--- START DATA BLOCK ---

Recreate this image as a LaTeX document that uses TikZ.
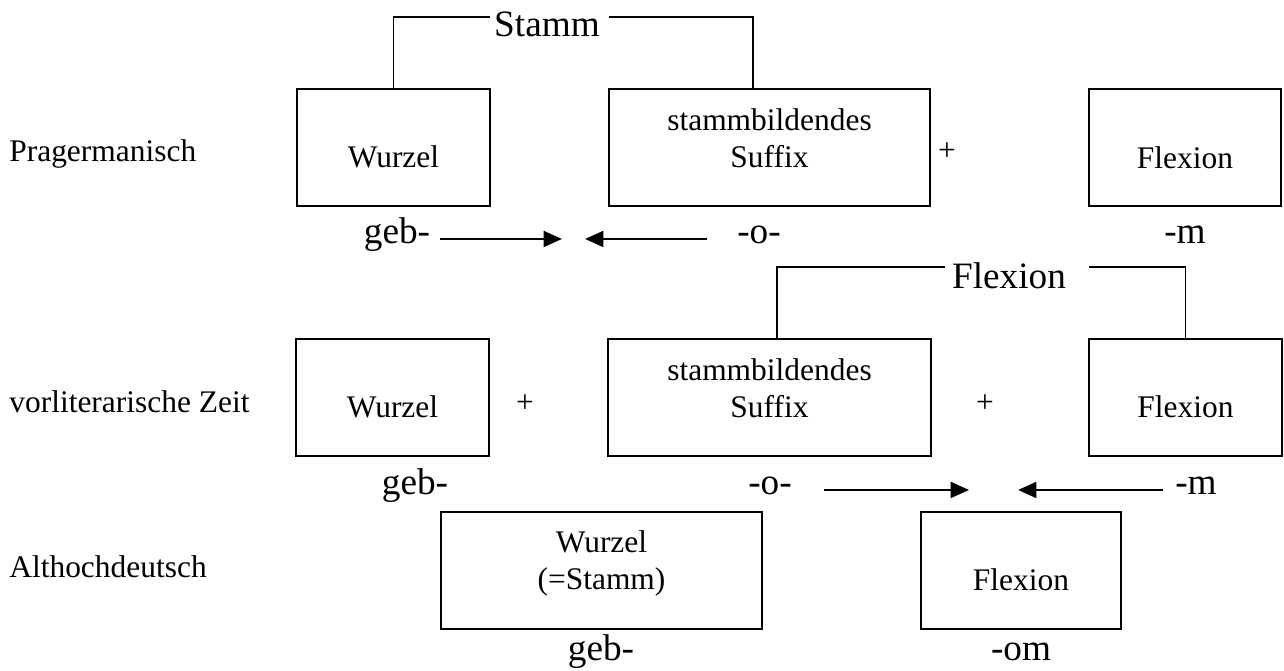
\documentclass[tikz,border=0pt]{standalone}
\usepackage{fontspec}
\setmainfont{Liberation Serif}
\usetikzlibrary{arrows.meta,positioning}

\tikzset{
  box/.style={draw, line width=1.1pt, minimum height=2.34cm, inner sep=0pt},
  boxtext/.style={font=\fontsize{17.9}{21}\selectfont, anchor=base, inner sep=0pt},
  plus/.style={font=\fontsize{17.9}{21}\selectfont, inner sep=0pt},
  period/.style={boxtext, anchor=base west},
  form/.style={font=\fontsize{21.2}{25}\selectfont, anchor=base, inner sep=0pt},
  bracket/.style={line width=1pt},
  arr/.style={line width=1.5pt, -{Triangle[length=10.5pt,width=9pt]}},
}

\begin{document}
\begin{tikzpicture}[x=0.02cm, y=-0.02cm]
\useasboundingbox (0,0) rectangle (1284,670);

  % Pragermanisch
  \node[period] (pgName) at (9,161) {Pragermanisch};
  \node[box, minimum width=3.86cm] (pgW) at (393.5,147.5) {};
  \node[box, minimum width=6.42cm] (pgS) at (769.5,147.5) {};
  \node[box, minimum width=3.84cm] (pgF) at (1185,147.5) {};
  \node[boxtext] (pgWt) at (393.5,167) {Wurzel};
  \node[boxtext] (pgSt1) at (769.5,130) {stammbildendes};
  \node[boxtext] (pgSt2) at (769.5,167) {Suffix};
  \node[boxtext] (pgFt) at (1185,168) {Flexion};
  \node[plus] (pgPlus) at (947,152) {+};
  \node[form] (stamm) at (547,36) {Stamm};
  \coordinate (stammL) at (490,17);
  \coordinate (stammR) at (609,17);
  \draw[bracket] (stammL) -| (pgW.north);
  \draw[bracket] (stammR) -| (753,89);
  \node[form] (pgGeb) at (397,243) {geb-};
  \node[form] (pgO) at (759,243) {-o-};
  \node[form] (pgM) at (1185,243) {-m};
  \coordinate (pgTipR) at (562,233);
  \coordinate (pgTipL) at (585,233);
  \draw[arr, shorten <=5.7pt] (pgGeb.mid east) -- (pgTipR |- pgGeb.mid east);
  \draw[arr, shorten <=17pt] (pgO.mid west) -- (pgTipL |- pgO.mid west);

  % vorliterarische Zeit
  \node[period] (vzName) at (9,412) {vorliterarische Zeit};
  \node[box, minimum width=3.86cm] (vzW) at (392.5,397.5) {};
  \node[box, minimum width=6.46cm] (vzS) at (769.5,397.5) {};
  \node[box, minimum width=3.86cm] (vzF) at (1185.5,397.5) {};
  \node[boxtext] (vzWt) at (392.5,417) {Wurzel};
  \node[boxtext] (vzSt1) at (769.5,380) {stammbildendes};
  \node[boxtext] (vzSt2) at (769.5,417) {Suffix};
  \node[boxtext] (vzFt) at (1185.5,417) {Flexion};
  \node[plus] (vzPlusA) at (525,404) {+};
  \node[plus] (vzPlusB) at (985,404) {+};
  \node[form] (flexion) at (1009,288) {Flexion};
  \coordinate (flexL) at (945,267);
  \coordinate (flexR) at (1089,267);
  \draw[bracket] (flexL) -| (777,339);
  \draw[bracket] (flexR) -| (vzF.north);
  \node[form] (vzGeb) at (415,494) {geb-};
  \node[form] (vzO) at (770,494) {-o-};
  \node[form] (vzM) at (1196,494) {-m};
  \coordinate (vzTipR) at (969,483);
  \coordinate (vzTipL) at (1018,483);
  \draw[arr, shorten <=18.4pt] (vzO.mid east) -- (vzTipR |- vzO.mid east);
  \draw[arr, shorten <=6.8pt] (vzM.mid west) -- (vzTipL |- vzM.mid west);

  % Althochdeutsch
  \node[period] (ahName) at (9,577) {Althochdeutsch};
  \node[box, minimum width=6.42cm] (ahW) at (601.5,570.5) {};
  \node[box, minimum width=4.0cm] (ahF) at (1021,570.5) {};
  \node[boxtext] (ahWt1) at (601.5,552) {Wurzel};
  \node[boxtext] (ahWt2) at (601.5,589) {(=Stamm)};
  \node[boxtext] (ahFt) at (1021,590) {Flexion};
  \node[form] (ahGeb) at (601,660) {geb-};
  \node[form] (ahOm) at (1021,660) {-om};
\end{tikzpicture}
\end{document}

--- END DATA BLOCK ---

(CHALLENGE):
Write out the whole listing again, exactly, with no pictures.

(RESPONSE):
Recreate this image as a LaTeX document that uses TikZ.
\documentclass[tikz,border=0pt]{standalone}
\usepackage{fontspec}
\setmainfont{Liberation Serif}
\usetikzlibrary{arrows.meta,positioning}

\tikzset{
  box/.style={draw, line width=1.1pt, minimum height=2.34cm, inner sep=0pt},
  boxtext/.style={font=\fontsize{17.9}{21}\selectfont, anchor=base, inner sep=0pt},
  plus/.style={font=\fontsize{17.9}{21}\selectfont, inner sep=0pt},
  period/.style={boxtext, anchor=base west},
  form/.style={font=\fontsize{21.2}{25}\selectfont, anchor=base, inner sep=0pt},
  bracket/.style={line width=1pt},
  arr/.style={line width=1.5pt, -{Triangle[length=10.5pt,width=9pt]}},
}

\begin{document}
\begin{tikzpicture}[x=0.02cm, y=-0.02cm]
\useasboundingbox (0,0) rectangle (1284,670);

  % Pragermanisch
  \node[period] (pgName) at (9,161) {Pragermanisch};
  \node[box, minimum width=3.86cm] (pgW) at (393.5,147.5) {};
  \node[box, minimum width=6.42cm] (pgS) at (769.5,147.5) {};
  \node[box, minimum width=3.84cm] (pgF) at (1185,147.5) {};
  \node[boxtext] (pgWt) at (393.5,167) {Wurzel};
  \node[boxtext] (pgSt1) at (769.5,130) {stammbildendes};
  \node[boxtext] (pgSt2) at (769.5,167) {Suffix};
  \node[boxtext] (pgFt) at (1185,168) {Flexion};
  \node[plus] (pgPlus) at (947,152) {+};
  \node[form] (stamm) at (547,36) {Stamm};
  \coordinate (stammL) at (490,17);
  \coordinate (stammR) at (609,17);
  \draw[bracket] (stammL) -| (pgW.north);
  \draw[bracket] (stammR) -| (753,89);
  \node[form] (pgGeb) at (397,243) {geb-};
  \node[form] (pgO) at (759,243) {-o-};
  \node[form] (pgM) at (1185,243) {-m};
  \coordinate (pgTipR) at (562,233);
  \coordinate (pgTipL) at (585,233);
  \draw[arr, shorten <=5.7pt] (pgGeb.mid east) -- (pgTipR |- pgGeb.mid east);
  \draw[arr, shorten <=17pt] (pgO.mid west) -- (pgTipL |- pgO.mid west);

  % vorliterarische Zeit
  \node[period] (vzName) at (9,412) {vorliterarische Zeit};
  \node[box, minimum width=3.86cm] (vzW) at (392.5,397.5) {};
  \node[box, minimum width=6.46cm] (vzS) at (769.5,397.5) {};
  \node[box, minimum width=3.86cm] (vzF) at (1185.5,397.5) {};
  \node[boxtext] (vzWt) at (392.5,417) {Wurzel};
  \node[boxtext] (vzSt1) at (769.5,380) {stammbildendes};
  \node[boxtext] (vzSt2) at (769.5,417) {Suffix};
  \node[boxtext] (vzFt) at (1185.5,417) {Flexion};
  \node[plus] (vzPlusA) at (525,404) {+};
  \node[plus] (vzPlusB) at (985,404) {+};
  \node[form] (flexion) at (1009,288) {Flexion};
  \coordinate (flexL) at (945,267);
  \coordinate (flexR) at (1089,267);
  \draw[bracket] (flexL) -| (777,339);
  \draw[bracket] (flexR) -| (vzF.north);
  \node[form] (vzGeb) at (415,494) {geb-};
  \node[form] (vzO) at (770,494) {-o-};
  \node[form] (vzM) at (1196,494) {-m};
  \coordinate (vzTipR) at (969,483);
  \coordinate (vzTipL) at (1018,483);
  \draw[arr, shorten <=18.4pt] (vzO.mid east) -- (vzTipR |- vzO.mid east);
  \draw[arr, shorten <=6.8pt] (vzM.mid west) -- (vzTipL |- vzM.mid west);

  % Althochdeutsch
  \node[period] (ahName) at (9,577) {Althochdeutsch};
  \node[box, minimum width=6.42cm] (ahW) at (601.5,570.5) {};
  \node[box, minimum width=4.0cm] (ahF) at (1021,570.5) {};
  \node[boxtext] (ahWt1) at (601.5,552) {Wurzel};
  \node[boxtext] (ahWt2) at (601.5,589) {(=Stamm)};
  \node[boxtext] (ahFt) at (1021,590) {Flexion};
  \node[form] (ahGeb) at (601,660) {geb-};
  \node[form] (ahOm) at (1021,660) {-om};
\end{tikzpicture}
\end{document}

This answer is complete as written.